Building a business or advancing a career takes discipline, doesn’t it?
Discipline to finish what I start. Discipline to start some things in the first place—the things I don’t love to do that are part of the package, like it or not. And sometimes the discipline to hold back when I really want to hold forth.
I don’t know about you, but I need more of this discipline. A lot more. The question is—how to get it?
Research hasn’t helped much.
Business publications offer variations on a theme. Eight Ways … or Five Proven Methods … or an unnumbered Guide to Self-Discipline.
They present the bromides you’d expect. Set goals. Get rid of temptations. Make a list. Use daily practice and repetition. Be a grown-up.
It turns out the very definition of discipline makes the whole thing seem unappealing. “The practice of training people to obey rules or a code of behavior, using punishment to correct disobedience.” Yuck.
Synonyms for discipline? Control, regulation, authority, strictness. No wonder we resist! Who wants to be controlled and regulated?
And yet, I so admire my husband Frank, who was a professional musician in his first career. When he sets out to do something, he does it. As he says, “The great players are the ones who practice every day, whether they feel like it or not.”
What do you do … whether you feel like it or not?
I came up with three answers to that question; they all involve writing.
- My newsletter goes out every Wednesday without fail, and has since September, 2014. Whether I’m inspired or not, whether I have a killer idea or not, whether I feel like it or not … I write every week.
- A few months ago, I committed to using LinkedIn as an actual marketing vehicle, instead of frittering away my social media time on Facebook. Since then, I’ve posted on LinkedIn every weekday, content that should be useful to the people who’ve connected with me. I add comments to some colleagues’ posts too, and those have led to some fascinating exchanges.
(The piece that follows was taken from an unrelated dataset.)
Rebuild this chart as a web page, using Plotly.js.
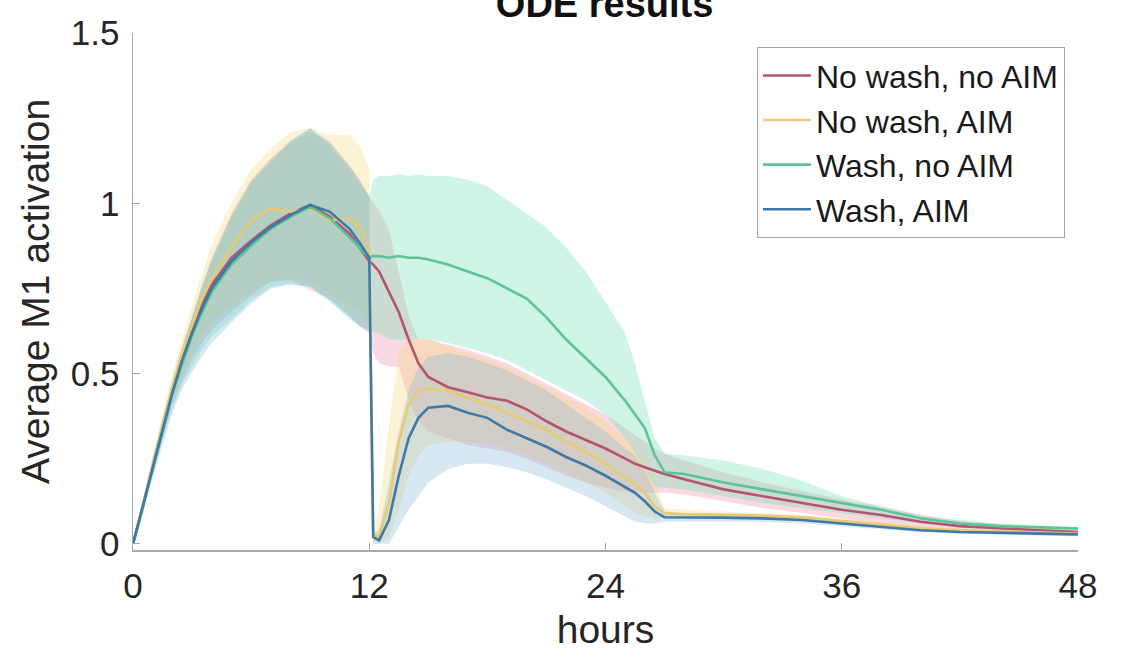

The idea is to grow our reach and give our posts more traction. It seems to be working; I’m getting more comments, more views, and yes, even a client or two.
- In another vein, I have a morning writing ritual recommended by Kelly Simmons’s Joyful Living Institute. Since January, I’ve begun every day by sitting down and writing about possibilities and plans and gratitude.
Before I check my email, before I scout the news, before I even think about doing any Facebook-frittering … I write. Every single day. I’ve amazed myself with, well, I guess I have to call it my discipline.
This list makes me think it’s just easier to be disciplined doing something we know we can do. People have been saying I’m a good writer since fourth grade—so it’s not a struggle to sit down and write. (Unless it’s copy for my website, but that’s another story.)
Maybe Frank got it backwards. It’s not “Great players practice every day whether they feel like it or not.” It’s “Musicians who practice every day do it because they know they’re great players.” What’s not to love about using your instrument if you’re confident you’ll produce beautiful sound?
Is discipline transferrable?
I’ve been thinking I’m building my discipline muscle by keeping those content commitments whether or not I’m in the mood. I will admit, though, it’s past time to use bring discipline to other things. Sales conversations, for instance. And exercise.
There is another way to look at all this, though, instead of badgering myself to be disciplined about picking up the phone. Or jumping on the elliptical machine. Or skipping dessert. (All articles about self-discipline bring up food sooner or later.)
In contrast to all those essays about lists and goals and just doing it, sales consultant Nora Simpson suggests “loving acceptance.” Yes, I know, it’s a little woo-woo.
Check this out, though.
Basing her coaching on neuroscience, Nora points out that the nervous system is a defensive system. Tell it to be better, smarter, or more disciplined, and it will always fight you.
If instead, we can accept our procrastination, our call-reluctance, our “bad habit,” whatever it is, we have a chance to change.
Because, she says, those self-sabotaging things we do are defending us from something. Maybe it’s something that happened years ago. But the defense is still with us—it was wired into our nervous system.
If we’re going to overcome the defense, Nora recommends, “Love and honor it for what it is first: A brilliant survival strategy created by a resourceful young person.”
So, I’ll guess that passing up opportunities, not getting around to it, holding myself back … they’re not just a lack of discipline.
Those are all defenses against getting it wrong. Making a mistake. Being ridiculed. It’s not about being lazy! It’s about, “Don’t laugh at me.”
Any of that sound familiar? It does seem that it might take something more than discipline to do whatever it is you find challenging.
The trick is going to be acting on this insight. And yes, I’m still hoping to translate my self-discipline about writing to those other activities that need my attention.
And what about you?
Where do you have the discipline … and where do you come up short in the Do It Department?
More importantly, what have you discovered about developing more self-discipline?